Brands that expect to grow should also think about supply continuity. It is often smarter to choose a bottle and closure combination with stable availability and flexible ordering options than to build a product line around a hard-to-source component.
A practical process for how to package liquid supplements
A strong packaging decision usually follows a straightforward path. Start by reviewing the formula and identifying any sensitivity to light, oxygen, solvents, or interaction with packaging materials. Then match the product to a material, bottle size, and dispensing format that fit both the formula and the customer use case.
After that, test the full package system. That means bottle, closure, liner, label, and shipper together. Check for leaks, compatibility, panel distortion, label adhesion, and performance under expected storage and transit conditions. If the product will be sold online, run transit testing that reflects parcel shipping realities.
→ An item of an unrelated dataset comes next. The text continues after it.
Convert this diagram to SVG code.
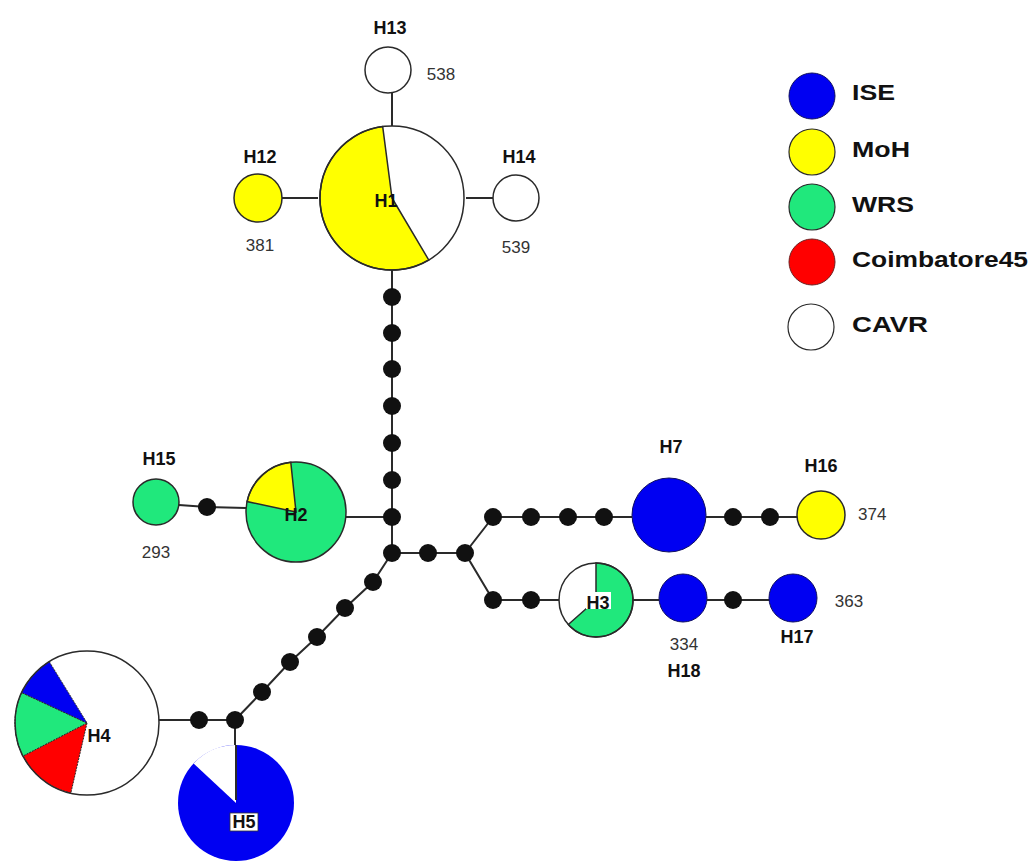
<svg xmlns="http://www.w3.org/2000/svg" width="1031" height="864" viewBox="0 0 1031 864">
<style>
.bg{fill:#ffffff}
.ln{stroke:#2a2a2a;stroke-width:2;fill:none}
.dot{fill:#111111}
.ol{fill:none;stroke:#2a2a2a;stroke-width:1.5}
.w{fill:#ffffff}
.b{fill:#0000f2}
.y{fill:#ffff00}
.g{fill:#20e87c}
.r{fill:#ff0000}
.lbl{font-family:"Liberation Sans",Arial,sans-serif;font-weight:bold;font-size:18px;fill:#111111;text-anchor:middle}
.num{font-family:"Liberation Sans",Arial,sans-serif;font-size:17px;fill:#333333;text-anchor:middle}
.leg{font-family:"Liberation Sans",Arial,sans-serif;font-weight:bold;font-size:22px;fill:#111111}
</style>
<rect class="bg" x="0" y="0" width="1031" height="864"/>
<g id="connectors">
<line class="ln" x1="392" y1="92" x2="392" y2="129"/>
<line class="ln" x1="282" y1="198" x2="318" y2="198"/>
<line class="ln" x1="466" y1="198" x2="493" y2="198"/>
<line class="ln" x1="392" y1="267" x2="392" y2="553"/>
<line class="ln" x1="345" y1="517" x2="392" y2="517"/>
<polyline class="ln" points="179,505 207,507 246,508"/>
<line class="ln" x1="392" y1="553" x2="465" y2="553"/>
<polyline class="ln" points="493,517 465,553 493,600"/>
<line class="ln" x1="493" y1="517" x2="632" y2="517"/>
<line class="ln" x1="706" y1="517" x2="797" y2="517"/>
<line class="ln" x1="493" y1="600" x2="559" y2="600"/>
<line class="ln" x1="633" y1="600" x2="659" y2="600"/>
<line class="ln" x1="707" y1="600" x2="770" y2="600"/>
<polyline class="ln" points="392,553 373,582 345,608 317,637 290,662 262,692 235,720"/>
<line class="ln" x1="235" y1="720" x2="159" y2="720"/>
<line class="ln" x1="235" y1="720" x2="235" y2="746"/>
</g>
<g id="median-vectors">
<circle class="dot" cx="392" cy="297" r="9"/>
<circle class="dot" cx="392" cy="333" r="9"/>
<circle class="dot" cx="392" cy="369" r="9"/>
<circle class="dot" cx="392" cy="406" r="9"/>
<circle class="dot" cx="392" cy="443" r="9"/>
<circle class="dot" cx="392" cy="480" r="9"/>
<circle class="dot" cx="392" cy="517" r="9"/>
<circle class="dot" cx="392" cy="553" r="9"/>
<circle class="dot" cx="428" cy="553" r="9"/>
<circle class="dot" cx="465" cy="553" r="9"/>
<circle class="dot" cx="493" cy="517" r="9"/>
<circle class="dot" cx="531" cy="517" r="9"/>
<circle class="dot" cx="568" cy="517" r="9"/>
<circle class="dot" cx="604" cy="517" r="9"/>
<circle class="dot" cx="733" cy="517" r="9"/>
<circle class="dot" cx="770" cy="517" r="9"/>
<circle class="dot" cx="493" cy="600" r="9"/>
<circle class="dot" cx="531" cy="600" r="9"/>
<circle class="dot" cx="733" cy="600" r="9"/>
<circle class="dot" cx="373" cy="582" r="9"/>
<circle class="dot" cx="345" cy="608" r="9"/>
<circle class="dot" cx="317" cy="637" r="9"/>
<circle class="dot" cx="290" cy="662" r="9"/>
<circle class="dot" cx="262" cy="692" r="9"/>
<circle class="dot" cx="235" cy="720" r="9"/>
<circle class="dot" cx="199" cy="720" r="9"/>
<circle class="dot" cx="207" cy="507" r="9"/>
</g>
<g id="H1">
<circle class="w" cx="392" cy="198" r="72"/>
<path class="y" d="M392,198 L428.7,259.9 A72,72 0 1 1 382.7,126.6 Z" stroke="#2a2a2a" stroke-width="1.5"/>
<circle class="ol" cx="392" cy="198" r="72"/>
<text class="lbl" x="386" y="207">H1</text>
</g>
<g id="H12">
<circle class="y" cx="258" cy="198" r="24" stroke="#2a2a2a" stroke-width="1.5"/>
<text class="lbl" x="260" y="163">H12</text>
<text class="num" x="260" y="251">381</text>
</g>
<g id="H13">
<circle class="w" cx="388" cy="70" r="23" stroke="#2a2a2a" stroke-width="1.5"/>
<text class="lbl" x="390" y="34">H13</text>
<text class="num" x="441" y="80">538</text>
</g>
<g id="H14">
<circle class="w" cx="516" cy="198" r="23" stroke="#2a2a2a" stroke-width="1.5"/>
<text class="lbl" x="519" y="163">H14</text>
<text class="num" x="516" y="253">539</text>
</g>
<g id="H2">
<circle class="g" cx="296" cy="512" r="50"/>
<path class="y" d="M296,512 L247.1,501.6 A50,50 0 0 1 290.8,462.3 Z" stroke="#2a2a2a" stroke-width="1.5"/>
<circle class="ol" cx="296" cy="512" r="50"/>
<text class="lbl" x="296" y="521">H2</text>
</g>
<g id="H15">
<circle class="g" cx="156" cy="502" r="23" stroke="#2a2a2a" stroke-width="1.5"/>
<text class="lbl" x="159" y="465">H15</text>
<text class="num" x="156" y="558">293</text>
</g>
<g id="H7">
<circle class="b" cx="669" cy="515" r="37" stroke="#101060" stroke-width="1"/>
<text class="lbl" x="671" y="453">H7</text>
</g>
<g id="H16">
<circle class="y" cx="821" cy="515" r="24" stroke="#2a2a2a" stroke-width="1.5"/>
<text class="lbl" x="821" y="472">H16</text>
<text class="num" x="858" y="520" style="text-anchor:start">374</text>
</g>
<g id="H3">
<circle class="w" cx="596" cy="600" r="37"/>
<path class="g" d="M596,600 L596,563 A37,37 0 1 1 568.3,624.5 Z" stroke="#2a2a2a" stroke-width="1.5"/>
<circle class="ol" cx="596" cy="600" r="37"/>
<rect class="w" x="586" y="592" width="25" height="17"/>
<text class="lbl" x="598" y="609">H3</text>
</g>
<g id="H18">
<circle class="b" cx="683" cy="598" r="24" stroke="#101060" stroke-width="1"/>
<text class="num" x="684" y="650">334</text>
<text class="lbl" x="684" y="677">H18</text>
</g>
<g id="H17">
<circle class="b" cx="793" cy="598" r="24" stroke="#101060" stroke-width="1"/>
<text class="lbl" x="797" y="643">H17</text>
<text class="num" x="849" y="607">363</text>
</g>
<g id="H4">
<circle class="w" cx="87" cy="723" r="72"/>
<path class="r" d="M87,723 L70.8,793.1 A72,72 0 0 1 23,756 Z" stroke="#2a2a2a" stroke-width="1" stroke-dasharray="2,1"/>
<path class="g" d="M87,723 L23,756 A72,72 0 0 1 21.7,692.6 Z" stroke="#2a2a2a" stroke-width="1" stroke-dasharray="2,1"/>
<path class="b" d="M87,723 L21.7,692.6 A72,72 0 0 1 49.3,661.7 Z" stroke="#2a2a2a" stroke-width="1" stroke-dasharray="2,1"/>
<circle class="ol" cx="87" cy="723" r="72"/>
<text class="lbl" x="99" y="742">H4</text>
</g>
<g id="H5">
<circle class="b" cx="236" cy="803" r="58"/>
<path class="w" d="M236,803 L193.6,763.4 A58,58 0 0 1 236,745 Z"/>
<line class="ln" x1="236" y1="745" x2="236" y2="800" stroke-width="1.5"/>
<rect class="w" x="230" y="813" width="28" height="18" stroke="#333333" stroke-width="0.8"/>
<text class="lbl" x="244" y="828">H5</text>
</g>
<g id="legend">
<circle class="b" cx="812" cy="96" r="23" stroke="#101060" stroke-width="1"/>
<text class="leg" x="852" y="100" textLength="43" lengthAdjust="spacingAndGlyphs">ISE</text>
<circle class="y" cx="812" cy="152" r="23" stroke="#2a2a2a" stroke-width="1.2"/>
<text class="leg" x="852" y="157" textLength="58" lengthAdjust="spacingAndGlyphs">MoH</text>
<circle class="g" cx="812" cy="207" r="23" stroke="#2a2a2a" stroke-width="1.2"/>
<text class="leg" x="852" y="212" textLength="62" lengthAdjust="spacingAndGlyphs">WRS</text>
<circle class="r" cx="812" cy="262" r="23" stroke="#702020" stroke-width="1"/>
<text class="leg" x="852" y="267" textLength="176" lengthAdjust="spacingAndGlyphs">Coimbatore45</text>
<circle class="w" cx="811" cy="327" r="23" stroke="#2a2a2a" stroke-width="1.2"/>
<text class="leg" x="852" y="332" textLength="76" lengthAdjust="spacingAndGlyphs">CAVR</text>
</g>
</svg>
Finally, make sure the package supports regulatory labeling and operational efficiency. A package that preserves the supplement but creates filling delays or compliance problems is not the right package.
For many brands, this is where an experienced packaging partner adds real value. Bottle Source Corporation works with businesses that need more than a container off a shelf. The goal is to align material, fit, functionality, and presentation so the package protects the product and helps the brand grow with fewer surprises.
Liquid supplements ask a lot from packaging. When the bottle, closure, and label are chosen with the formula and sales strategy in mind, the result is a package that performs well long after the first fill.